I graduated from the Ohio State University with a fine arts degree in 2004. This is what I settled on after changing my major four times in my first three years at school. Clearly college wasn't for me, but I finished it because I wanted to make my parents proud and thought it would improve my life. Neither of my parents went to college, but they managed a pretty good life for themselves. Like all loving parents they wanted me to have a better life than them and were duped into believing that college was the answer. From the first day in elementary school to my last day in high school, we believed the myth that college was the only real path to success.
I thought it would be an honor to be the first person in my immediate family to graduate from the institution idolized by so many people in Ohio. Unfortunately, it was the exact opposite of honorable. My parents weren't wealthy enough to pay for my higher education, but made just enough money that disqualified me for financial assistance.

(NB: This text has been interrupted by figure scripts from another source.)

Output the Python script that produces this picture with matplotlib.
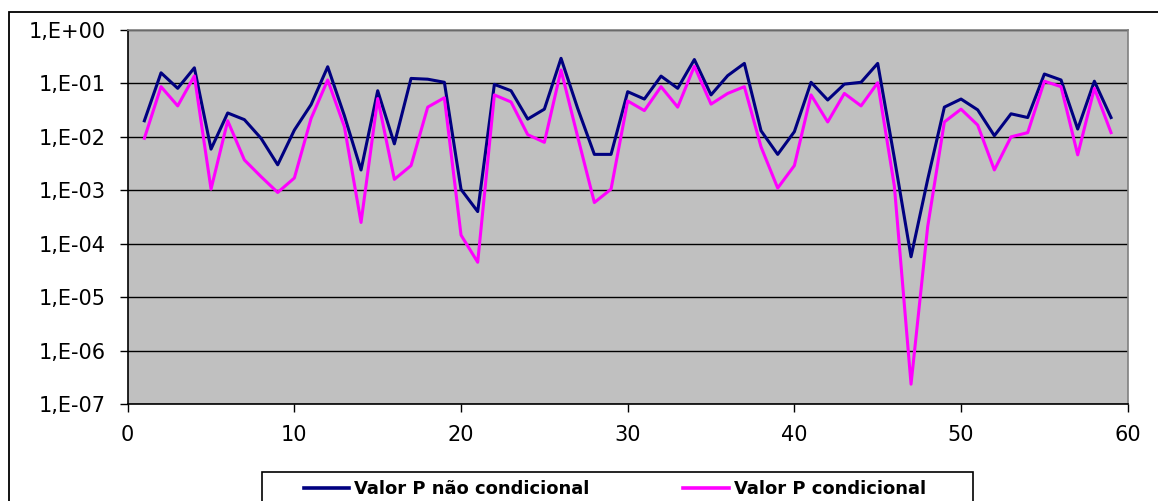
import math

import matplotlib

matplotlib.use("Agg")
import matplotlib.pyplot as plt
from matplotlib.patches import Rectangle
from matplotlib.ticker import FixedLocator, FuncFormatter

# observations 1..59
obs = list(range(1, 60))

# Valor P nao condicional (navy)
p_nao_cond = [
    0.020, 0.158, 0.081, 0.196, 0.0059, 0.028, 0.021, 0.0094, 0.0030, 0.0134,
    0.040, 0.205, 0.025, 0.0024, 0.073, 0.0074, 0.124, 0.120, 0.105, 0.00104,
    0.00040, 0.096, 0.073, 0.0215, 0.033, 0.295, 0.034, 0.0047, 0.0047, 0.070,
    0.051, 0.137, 0.081, 0.280, 0.061, 0.140, 0.237, 0.013, 0.0047, 0.0125,
    0.105, 0.049, 0.097, 0.105, 0.237, 0.0040, 0.000057, 0.0016, 0.036, 0.051,
    0.032, 0.0105, 0.027, 0.023, 0.150, 0.116, 0.014, 0.110, 0.023,
]

# Valor P condicional (magenta)
p_cond = [
    0.0094, 0.087, 0.038, 0.138, 0.00105, 0.020, 0.0037, 0.0018, 0.00091, 0.0017,
    0.022, 0.116, 0.0155, 0.00025, 0.052, 0.0016, 0.0029, 0.036, 0.054, 0.000145,
    0.000045, 0.061, 0.045, 0.011, 0.0079, 0.178, 0.010, 0.00059, 0.00105, 0.047,
    0.031, 0.087, 0.036, 0.210, 0.041, 0.065, 0.087, 0.0065, 0.0011, 0.0029,
    0.061, 0.019, 0.065, 0.038, 0.103, 0.0012, 2.35e-7, 0.00021, 0.019, 0.033,
    0.0166, 0.0024, 0.010, 0.012, 0.110, 0.087, 0.0046, 0.081, 0.012,
]

series_names = ["Valor P não condicional", "Valor P condicional"]
x_ticks = [0, 10, 20, 30, 40, 50, 60]
y_decades = [1e-7, 1e-6, 1e-5, 1e-4, 1e-3, 1e-2, 1e-1, 1e0]

# wide sans to mimic the stretched Excel rendering
plt.rcParams["font.family"] = ["DejaVu Sans"]

W, H = 1158, 501
fig = plt.figure(figsize=(W / 100, H / 100), dpi=100)
ax = fig.add_axes([127.7 / W, 1 - 404 / H, 1000 / W, 374 / H])
ax.set_facecolor("#C0C0C0")

ax.plot(obs, p_nao_cond, color="#000080", lw=2.2, label=series_names[0], zorder=3)
ax.plot(obs, p_cond, color="#FF00FF", lw=2.2, label=series_names[1], zorder=3)

ax.set_yscale("log")
ax.set_ylim(1e-7, 1e0)
ax.set_xlim(0, 60)
ax.yaxis.set_major_locator(FixedLocator(y_decades))
ax.yaxis.set_minor_locator(FixedLocator([]))
ax.yaxis.set_major_formatter(
    FuncFormatter(lambda v, pos: "1,E{:+03d}".format(int(round(math.log10(v)))))
)
ax.set_xticks(x_ticks)
ax.grid(axis="y", color="black", lw=1.0)
ax.set_axisbelow(True)

ax.tick_params(axis="y", direction="out", length=6, width=1, pad=10,
               labelsize=15, color="black")
ax.tick_params(axis="x", direction="out", length=6, width=1, pad=9,
               labelsize=15, color="black")

for side in ("left", "bottom"):
    ax.spines[side].set_color("black")
    ax.spines[side].set_linewidth(1.2)
for side in ("top", "right"):
    ax.spines[side].set_color("#808080")
    ax.spines[side].set_linewidth(1.2)

# legend entries without frame; the box is drawn separately (cropped at bottom)
leg = fig.legend(
    loc="upper left",
    bbox_to_anchor=(304 / W, 1 - 480 / H),
    ncol=2,
    frameon=False,
    borderaxespad=0,
    borderpad=0,
    handlelength=2.5,
    handletextpad=0.28,
    columnspacing=5.2,
    prop={"weight": "bold", "size": 13},
)
for line in leg.get_lines():
    line.set_linewidth(2.6)

fig.patches.append(
    Rectangle((262 / W, -0.1), 711 / W, 0.1 + 1 - 472 / H, transform=fig.transFigure,
              fill=False, edgecolor="black", lw=1.2, clip_on=False)
)

# outer chart border (cropped at right/bottom like the source)
fig.patches.append(
    Rectangle((9 / W, -0.2), 1.2, 1 - 12 / H + 0.2, transform=fig.transFigure,
              fill=False, edgecolor="black", lw=1.3, clip_on=False)
)

fig.savefig("out.png", dpi=100)
plt.close(fig)
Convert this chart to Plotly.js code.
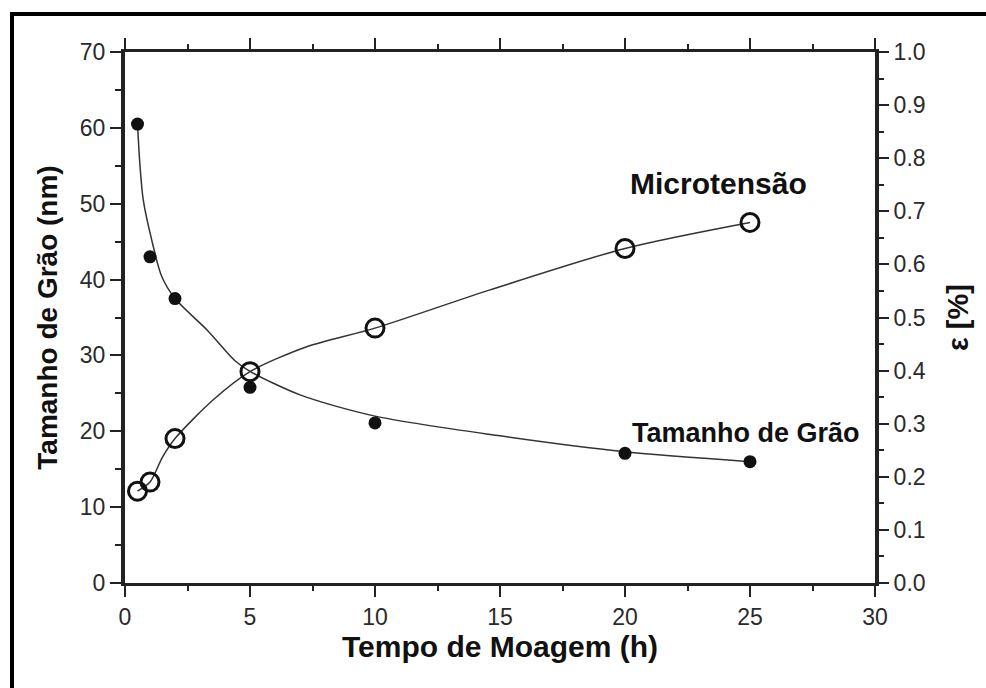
<!DOCTYPE html>
<html>
<head>
<meta charset="utf-8">
<script src="https://cdn.plot.ly/plotly-3.0.1.min.js"></script>
<style>
  html, body { margin: 0; padding: 0; background: #fff; }
  #wrap { position: relative; width: 986px; height: 688px; overflow: hidden; }
  #frame { position: absolute; left: 10px; top: 12px; width: 1000px; height: 700px;
           border-left: 4px solid #000; border-top: 4px solid #000; box-sizing: border-box;
           pointer-events: none; z-index: 5; }
  #chart { position: absolute; left: 0; top: 0; width: 986px; height: 688px; }
</style>
</head>
<body>
<div id="wrap">
  <div id="chart"></div>
  <div id="frame"></div>
</div>
<script>
// Milling time (h)
const millTime = [0.5, 1, 2, 5, 10, 20, 25];
// Crystallite size (nm), filled markers, left axis
const grainSize = [60.5, 43.0, 37.5, 25.8, 21.1, 17.1, 16.0];
// Microstrain (%), open markers, right axis
const microStrain = [0.173, 0.19, 0.272, 0.398, 0.480, 0.630, 0.679];

// Guide curves drawn through each series
const grainCurveX = [0.5, 0.6, 0.73, 1.07, 1.47, 2, 3.3, 4.4, 5, 7, 10, 15, 20, 25];
const grainCurveY = [60.5, 55.0, 50.5, 45.2, 40.4, 37.5, 33.3, 29.3, 27.9, 24.8, 22.0, 19.4, 17.3, 16.0];
const strainCurveX = [0.5, 1, 1.5, 2, 3.53, 5, 7.27, 10, 14.6, 20, 25];
const strainCurveY = [0.173, 0.19, 0.237, 0.272, 0.345, 0.398, 0.445, 0.480, 0.552, 0.630, 0.679];

// Tick labels
const xTicks = [0, 5, 10, 15, 20, 25, 30];
const yTicks = [0, 10, 20, 30, 40, 50, 60, 70];
const y2Ticks = [0, 0.1, 0.2, 0.3, 0.4, 0.5, 0.6, 0.7, 0.8, 0.9, 1.0];

const lineCol = '#333';
const tickFont = { family: 'Liberation Sans, Arial, sans-serif', size: 23, color: '#2a2a2a' };
const titleFont = { family: 'Liberation Sans, Arial, sans-serif', size: 29, color: '#111', weight: 'bold' };

const traces = [
  { x: grainCurveX, y: grainCurveY, mode: 'lines', yaxis: 'y',
    line: { color: lineCol, width: 1.5, shape: 'spline', smoothing: 0.8 }, hoverinfo: 'skip', showlegend: false },
  { x: strainCurveX, y: strainCurveY, mode: 'lines', yaxis: 'y2',
    line: { color: lineCol, width: 1.5, shape: 'spline', smoothing: 0.8 }, hoverinfo: 'skip', showlegend: false },
  { x: millTime, y: grainSize, mode: 'markers', yaxis: 'y', name: 'Tamanho de Grão',
    marker: { symbol: 'circle', size: 13, color: '#111' }, showlegend: false },
  { x: millTime, y: microStrain, mode: 'markers', yaxis: 'y2', name: 'Microtensão',
    marker: { symbol: 'circle-open', size: 18, color: '#111', line: { width: 3, color: '#111' } }, showlegend: false }
];

const layout = {
  width: 986, height: 688,
  margin: { l: 125, r: 111, t: 52, b: 105 },
  paper_bgcolor: '#fff', plot_bgcolor: '#fff',
  showlegend: false,
  xaxis: {
    range: [0, 30], tickvals: xTicks, ticktext: xTicks.map(String),
    showgrid: false, zeroline: false,
    showline: true, linecolor: '#222', linewidth: 3, mirror: 'ticks',
    ticks: 'outside', ticklen: 11, tickwidth: 2, tickcolor: '#222',
    minor: { dtick: 2.5, tick0: 0, ticks: 'outside', ticklen: 5, tickwidth: 2, tickcolor: '#222', showgrid: false },
    tickfont: tickFont,
    title: { text: 'Tempo de Moagem (h)', font: Object.assign({}, titleFont, { size: 30 }), standoff: 6 }
  },
  yaxis: {
    range: [0, 70], tickvals: yTicks, ticktext: yTicks.map(String),
    showgrid: false, zeroline: false,
    showline: true, linecolor: '#222', linewidth: 4,
    ticks: 'outside', ticklen: 11, tickwidth: 2, tickcolor: '#222',
    minor: { dtick: 5, tick0: 0, ticks: 'outside', ticklen: 6, tickwidth: 2, tickcolor: '#222', showgrid: false },
    tickfont: tickFont,
    title: { text: 'Tamanho de Grão (nm)', font: Object.assign({}, titleFont, { size: 28 }), standoff: 15 }
  },
  yaxis2: {
    range: [0, 1.0], overlaying: 'y', side: 'right',
    tickvals: y2Ticks, ticktext: y2Ticks.map(v => v.toFixed(1)),
    showgrid: false, zeroline: false,
    showline: true, linecolor: '#222', linewidth: 4,
    ticks: 'outside', ticklen: 10, tickwidth: 2, tickcolor: '#222',
    minor: { dtick: 0.05, tick0: 0, ticks: 'outside', ticklen: 5, tickwidth: 2, tickcolor: '#222', showgrid: false },
    tickfont: tickFont,
    title: { text: 'ε [%]', font: titleFont, standoff: 24 }
  },
  annotations: [
    { x: 20.1, y: 0.753, xref: 'x', yref: 'y2', xanchor: 'left', yanchor: 'middle',
      text: 'Microtensão', showarrow: false,
      font: { family: 'Liberation Sans, Arial, sans-serif', size: 30, color: '#111', weight: 'bold' } },
    { x: 20.2, y: 19.8, xref: 'x', yref: 'y', xanchor: 'left', yanchor: 'middle',
      text: 'Tamanho de Grão', showarrow: false,
      font: { family: 'Liberation Sans, Arial, sans-serif', size: 27, color: '#111', weight: 'bold' } }
  ]
};

Plotly.newPlot('chart', traces, layout, { displayModeBar: false, staticPlot: true });
</script>
</body>
</html>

When I turned to OSU's financial aid office for help they directed me to Sallie Mae. It was like they sold my soul while pretending to help me out. Not once in all my years of existence was I taught about the student loan industry's shady practices or the possible difficulties I might have with paying back the loans. Like most naïve 18-year-olds, I believed that it would be as easy to pay back the loans as it was to get them. I was told that it was a great investment so I never questioned going into debt.
I realized I had made a horrible investment a few months after graduating. All college gave me was a worthless, lackluster "education" and a huge mountain of student loan debt. College definitely didn't prepare me for the real world. Looking back at my higher education experience I was just a cog in the machine, treated more like a customer than a student.
My efforts to do anything meaningful with my life have been severely hampered by this debt. Since graduating I have been forced to live off the grid because getting a soulless, dead-end, low-paying job is the only other option and a horrible, hopeless option at that. This has been very arduous, but thanks to odd jobs and help from my family and friends I have somehow survived.
When I fell off the grid I believed that my filmmaking dream was my only savior so I've been teaching myself the last seven years to be the best filmmaker I can be. Luckily, it has given me hope. Now I somehow find myself working on an ambitious feature-length documentary, The Elephant on Campus. It's about the need for higher education reform in America. My goal is to raise awareness, inspire change and hopefully prevent others from falling into the same trap that I fell into.